Psoriasis is a very common auto-immune disease of the skin. Roughly 20% of patients with psoriasis also develop a rheumatic disease called psoriatic arthritis (PsA). While PsA has a negative influence on the lives of patients affected, there is much about the disease that we do not understand. This thesis describes ways in which to help clinicians detect PsA symptoms earlier, what they can expect from treatment, and a search for the biological mechanisms behind PsA using novel laboratory techniques.
A simple screening questionnaire was found to help identify psoriasis patients with PsA attending the dermatology clinic. Using this questionnaire may facilitate patient-centered collaboration between dermatologists and rheumatologists.
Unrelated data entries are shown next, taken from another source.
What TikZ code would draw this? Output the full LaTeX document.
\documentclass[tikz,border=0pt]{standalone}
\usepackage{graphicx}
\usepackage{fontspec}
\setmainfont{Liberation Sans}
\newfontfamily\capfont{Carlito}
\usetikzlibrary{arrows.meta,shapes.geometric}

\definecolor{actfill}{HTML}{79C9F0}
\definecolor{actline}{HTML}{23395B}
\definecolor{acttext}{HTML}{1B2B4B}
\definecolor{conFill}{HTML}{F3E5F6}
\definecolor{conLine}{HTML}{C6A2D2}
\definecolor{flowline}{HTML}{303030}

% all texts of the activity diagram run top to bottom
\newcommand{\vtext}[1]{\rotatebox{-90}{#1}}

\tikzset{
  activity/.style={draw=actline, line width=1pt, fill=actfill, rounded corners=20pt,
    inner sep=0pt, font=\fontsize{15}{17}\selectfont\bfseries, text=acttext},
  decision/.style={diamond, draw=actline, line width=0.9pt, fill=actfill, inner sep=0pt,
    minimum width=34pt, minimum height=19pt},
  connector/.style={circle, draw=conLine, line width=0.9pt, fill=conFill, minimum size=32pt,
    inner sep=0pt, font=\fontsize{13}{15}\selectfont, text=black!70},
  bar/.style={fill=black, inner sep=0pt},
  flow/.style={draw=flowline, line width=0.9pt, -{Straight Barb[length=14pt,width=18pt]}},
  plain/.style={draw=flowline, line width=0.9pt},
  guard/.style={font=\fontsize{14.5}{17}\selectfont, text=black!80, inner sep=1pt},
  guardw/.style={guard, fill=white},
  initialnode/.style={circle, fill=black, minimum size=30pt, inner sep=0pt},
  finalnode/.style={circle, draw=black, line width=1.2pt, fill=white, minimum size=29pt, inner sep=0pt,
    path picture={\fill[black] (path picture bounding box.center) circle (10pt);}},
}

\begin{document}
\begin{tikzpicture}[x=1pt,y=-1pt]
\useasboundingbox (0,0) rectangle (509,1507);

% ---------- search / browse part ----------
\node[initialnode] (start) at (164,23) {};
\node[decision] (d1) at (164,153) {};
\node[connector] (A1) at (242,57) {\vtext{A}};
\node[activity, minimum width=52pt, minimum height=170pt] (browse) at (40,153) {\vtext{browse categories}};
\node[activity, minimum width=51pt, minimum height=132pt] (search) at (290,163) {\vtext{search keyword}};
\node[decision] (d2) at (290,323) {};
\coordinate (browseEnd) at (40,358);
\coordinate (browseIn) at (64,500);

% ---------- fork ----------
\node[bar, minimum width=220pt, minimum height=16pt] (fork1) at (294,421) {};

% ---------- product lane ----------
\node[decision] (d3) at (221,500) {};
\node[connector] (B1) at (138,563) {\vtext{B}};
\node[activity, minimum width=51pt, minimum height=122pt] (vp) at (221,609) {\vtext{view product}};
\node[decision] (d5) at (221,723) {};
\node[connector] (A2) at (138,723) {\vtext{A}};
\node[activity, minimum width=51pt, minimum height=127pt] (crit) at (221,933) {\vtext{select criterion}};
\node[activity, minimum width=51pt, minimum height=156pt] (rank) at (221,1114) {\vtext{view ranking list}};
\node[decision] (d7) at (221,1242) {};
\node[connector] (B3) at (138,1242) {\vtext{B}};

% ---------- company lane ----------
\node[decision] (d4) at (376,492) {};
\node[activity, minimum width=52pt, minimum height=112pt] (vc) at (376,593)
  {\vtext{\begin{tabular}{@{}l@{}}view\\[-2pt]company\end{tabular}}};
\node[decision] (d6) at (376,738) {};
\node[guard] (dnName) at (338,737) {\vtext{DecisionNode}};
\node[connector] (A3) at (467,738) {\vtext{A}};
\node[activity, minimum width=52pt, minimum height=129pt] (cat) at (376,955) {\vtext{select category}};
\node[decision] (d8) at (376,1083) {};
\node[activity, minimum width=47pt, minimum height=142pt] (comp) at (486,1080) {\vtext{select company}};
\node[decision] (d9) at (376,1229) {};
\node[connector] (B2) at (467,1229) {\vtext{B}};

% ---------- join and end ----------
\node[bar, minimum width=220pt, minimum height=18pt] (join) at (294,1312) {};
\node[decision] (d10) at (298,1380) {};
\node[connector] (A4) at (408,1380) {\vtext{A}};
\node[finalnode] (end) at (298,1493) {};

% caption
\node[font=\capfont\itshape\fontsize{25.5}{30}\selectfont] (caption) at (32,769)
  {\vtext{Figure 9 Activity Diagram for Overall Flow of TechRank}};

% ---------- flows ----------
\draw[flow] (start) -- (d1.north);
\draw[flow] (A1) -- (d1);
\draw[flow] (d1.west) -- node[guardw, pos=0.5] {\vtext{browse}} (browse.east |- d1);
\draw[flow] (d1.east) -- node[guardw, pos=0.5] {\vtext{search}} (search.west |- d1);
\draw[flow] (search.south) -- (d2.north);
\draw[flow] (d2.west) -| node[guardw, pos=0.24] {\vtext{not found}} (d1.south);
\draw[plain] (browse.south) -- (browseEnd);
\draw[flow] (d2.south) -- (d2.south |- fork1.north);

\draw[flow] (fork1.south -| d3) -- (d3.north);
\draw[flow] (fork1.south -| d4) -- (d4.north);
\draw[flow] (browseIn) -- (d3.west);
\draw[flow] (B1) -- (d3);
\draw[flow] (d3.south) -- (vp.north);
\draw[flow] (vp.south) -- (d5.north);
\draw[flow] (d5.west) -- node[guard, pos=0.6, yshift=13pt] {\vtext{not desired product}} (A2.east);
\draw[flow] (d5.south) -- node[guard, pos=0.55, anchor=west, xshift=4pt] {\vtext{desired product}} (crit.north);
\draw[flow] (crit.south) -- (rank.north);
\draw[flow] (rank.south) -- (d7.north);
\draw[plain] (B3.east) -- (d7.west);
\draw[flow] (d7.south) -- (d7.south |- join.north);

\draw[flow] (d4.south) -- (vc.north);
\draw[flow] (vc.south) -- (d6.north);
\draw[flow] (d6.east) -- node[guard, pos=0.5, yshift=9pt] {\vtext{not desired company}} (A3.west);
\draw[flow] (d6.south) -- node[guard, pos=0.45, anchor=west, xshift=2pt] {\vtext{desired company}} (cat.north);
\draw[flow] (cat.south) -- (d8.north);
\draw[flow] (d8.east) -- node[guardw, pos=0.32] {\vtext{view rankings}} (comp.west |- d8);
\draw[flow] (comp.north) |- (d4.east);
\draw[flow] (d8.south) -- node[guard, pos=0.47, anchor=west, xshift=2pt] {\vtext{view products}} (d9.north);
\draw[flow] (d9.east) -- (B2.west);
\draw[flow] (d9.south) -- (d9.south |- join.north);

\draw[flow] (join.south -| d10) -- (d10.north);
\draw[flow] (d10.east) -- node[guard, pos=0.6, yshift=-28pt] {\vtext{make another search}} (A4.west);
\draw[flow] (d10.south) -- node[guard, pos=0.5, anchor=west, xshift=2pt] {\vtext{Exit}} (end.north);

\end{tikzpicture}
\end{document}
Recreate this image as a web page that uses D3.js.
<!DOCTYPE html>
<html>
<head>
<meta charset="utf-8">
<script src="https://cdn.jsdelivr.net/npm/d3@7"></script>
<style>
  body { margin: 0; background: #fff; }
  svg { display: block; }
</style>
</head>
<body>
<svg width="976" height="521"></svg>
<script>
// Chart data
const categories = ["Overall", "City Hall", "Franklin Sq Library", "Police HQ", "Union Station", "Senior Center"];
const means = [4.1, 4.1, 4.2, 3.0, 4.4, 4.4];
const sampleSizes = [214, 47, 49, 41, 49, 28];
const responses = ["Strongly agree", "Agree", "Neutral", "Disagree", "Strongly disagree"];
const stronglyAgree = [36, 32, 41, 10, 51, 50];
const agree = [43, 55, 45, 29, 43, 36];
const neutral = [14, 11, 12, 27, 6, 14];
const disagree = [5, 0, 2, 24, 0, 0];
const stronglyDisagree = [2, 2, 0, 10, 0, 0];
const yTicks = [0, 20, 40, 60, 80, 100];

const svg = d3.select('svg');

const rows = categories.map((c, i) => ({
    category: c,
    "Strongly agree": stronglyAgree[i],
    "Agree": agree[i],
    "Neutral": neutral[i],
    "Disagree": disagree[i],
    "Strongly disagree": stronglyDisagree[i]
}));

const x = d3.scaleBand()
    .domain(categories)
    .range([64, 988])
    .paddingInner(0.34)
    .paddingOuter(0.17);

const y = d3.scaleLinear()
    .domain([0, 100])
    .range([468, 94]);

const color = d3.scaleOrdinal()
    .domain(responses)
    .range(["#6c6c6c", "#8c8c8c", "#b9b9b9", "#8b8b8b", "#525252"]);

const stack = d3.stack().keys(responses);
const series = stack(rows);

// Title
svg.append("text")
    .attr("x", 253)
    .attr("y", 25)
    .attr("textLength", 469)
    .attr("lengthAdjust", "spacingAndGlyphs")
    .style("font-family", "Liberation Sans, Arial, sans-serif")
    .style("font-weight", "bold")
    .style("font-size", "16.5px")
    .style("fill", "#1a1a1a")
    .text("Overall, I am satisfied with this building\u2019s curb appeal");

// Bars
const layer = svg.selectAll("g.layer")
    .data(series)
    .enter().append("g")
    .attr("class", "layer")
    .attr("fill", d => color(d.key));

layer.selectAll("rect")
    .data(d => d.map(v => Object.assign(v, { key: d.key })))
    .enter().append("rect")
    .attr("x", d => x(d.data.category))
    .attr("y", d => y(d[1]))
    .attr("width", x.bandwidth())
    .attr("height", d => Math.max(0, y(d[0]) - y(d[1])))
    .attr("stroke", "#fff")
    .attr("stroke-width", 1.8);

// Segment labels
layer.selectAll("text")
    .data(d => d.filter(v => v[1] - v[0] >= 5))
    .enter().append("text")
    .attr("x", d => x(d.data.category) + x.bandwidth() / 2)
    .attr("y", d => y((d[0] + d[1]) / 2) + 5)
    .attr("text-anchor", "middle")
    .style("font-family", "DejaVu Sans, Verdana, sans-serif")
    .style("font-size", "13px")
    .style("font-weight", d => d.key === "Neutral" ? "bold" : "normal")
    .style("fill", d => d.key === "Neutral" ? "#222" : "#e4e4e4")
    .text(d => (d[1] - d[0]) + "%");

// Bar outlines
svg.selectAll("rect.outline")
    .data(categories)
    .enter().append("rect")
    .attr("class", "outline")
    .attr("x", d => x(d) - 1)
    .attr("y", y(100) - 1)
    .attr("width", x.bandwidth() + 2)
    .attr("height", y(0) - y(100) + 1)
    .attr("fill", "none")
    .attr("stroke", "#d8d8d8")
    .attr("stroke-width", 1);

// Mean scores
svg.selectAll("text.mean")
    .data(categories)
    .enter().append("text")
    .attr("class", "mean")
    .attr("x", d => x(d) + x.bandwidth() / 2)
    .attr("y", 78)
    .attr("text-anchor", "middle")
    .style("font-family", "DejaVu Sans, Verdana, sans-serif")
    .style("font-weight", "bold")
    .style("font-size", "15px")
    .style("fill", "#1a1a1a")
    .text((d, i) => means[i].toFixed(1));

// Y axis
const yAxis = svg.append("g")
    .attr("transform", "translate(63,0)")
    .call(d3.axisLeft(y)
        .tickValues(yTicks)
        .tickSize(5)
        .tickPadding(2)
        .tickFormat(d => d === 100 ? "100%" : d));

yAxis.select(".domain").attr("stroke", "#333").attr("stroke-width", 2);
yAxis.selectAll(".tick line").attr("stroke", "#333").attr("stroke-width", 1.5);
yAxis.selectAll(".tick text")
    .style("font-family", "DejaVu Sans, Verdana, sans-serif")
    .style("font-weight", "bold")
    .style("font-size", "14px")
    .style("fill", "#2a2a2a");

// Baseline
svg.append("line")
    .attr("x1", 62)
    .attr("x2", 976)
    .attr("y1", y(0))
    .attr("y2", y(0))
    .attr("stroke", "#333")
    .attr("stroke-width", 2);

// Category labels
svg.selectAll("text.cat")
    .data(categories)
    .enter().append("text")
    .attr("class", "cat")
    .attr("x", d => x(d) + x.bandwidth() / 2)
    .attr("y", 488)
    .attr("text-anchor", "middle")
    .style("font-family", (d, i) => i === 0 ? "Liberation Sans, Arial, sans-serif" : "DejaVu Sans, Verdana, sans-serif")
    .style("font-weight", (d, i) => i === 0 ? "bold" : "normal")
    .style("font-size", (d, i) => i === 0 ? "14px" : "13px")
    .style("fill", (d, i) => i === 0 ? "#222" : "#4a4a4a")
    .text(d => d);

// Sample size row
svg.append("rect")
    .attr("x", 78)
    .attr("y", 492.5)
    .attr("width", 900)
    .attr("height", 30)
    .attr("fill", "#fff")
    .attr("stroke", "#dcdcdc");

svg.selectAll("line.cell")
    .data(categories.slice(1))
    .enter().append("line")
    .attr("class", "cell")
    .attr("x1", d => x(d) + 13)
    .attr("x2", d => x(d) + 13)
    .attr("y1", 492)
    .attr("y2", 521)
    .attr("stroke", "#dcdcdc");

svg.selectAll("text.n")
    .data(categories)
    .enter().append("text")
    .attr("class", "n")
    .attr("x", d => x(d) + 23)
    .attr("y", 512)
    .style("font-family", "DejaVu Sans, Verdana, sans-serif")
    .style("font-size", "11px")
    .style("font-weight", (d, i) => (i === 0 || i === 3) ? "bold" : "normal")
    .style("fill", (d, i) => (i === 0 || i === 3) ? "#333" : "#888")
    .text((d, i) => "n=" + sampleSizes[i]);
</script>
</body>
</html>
Our research findings endorse the use of methotrexate as important treatment option for psoriatic arthritis, but also show that treatment failure is commonly caused by side-effects, which deserves more research attention in the future.
To better understand the cause of the disease, we studied patients’ immune systems in great detail. We detected major immune system disturbances in the blood of both patients with psoriasis and PsA, but little difference between the two groups. We did identify specific immune cells in skin and joint that we think contribute to the transition from psoriasis to PsA. Our combined results indicate that future studies should focus on skin and joint samples, rather than on blood samples.
Lastly, we make specific recommendations for improving the design of clinical trials in PsA, with the aim of making study results more applicable to daily clinical practice.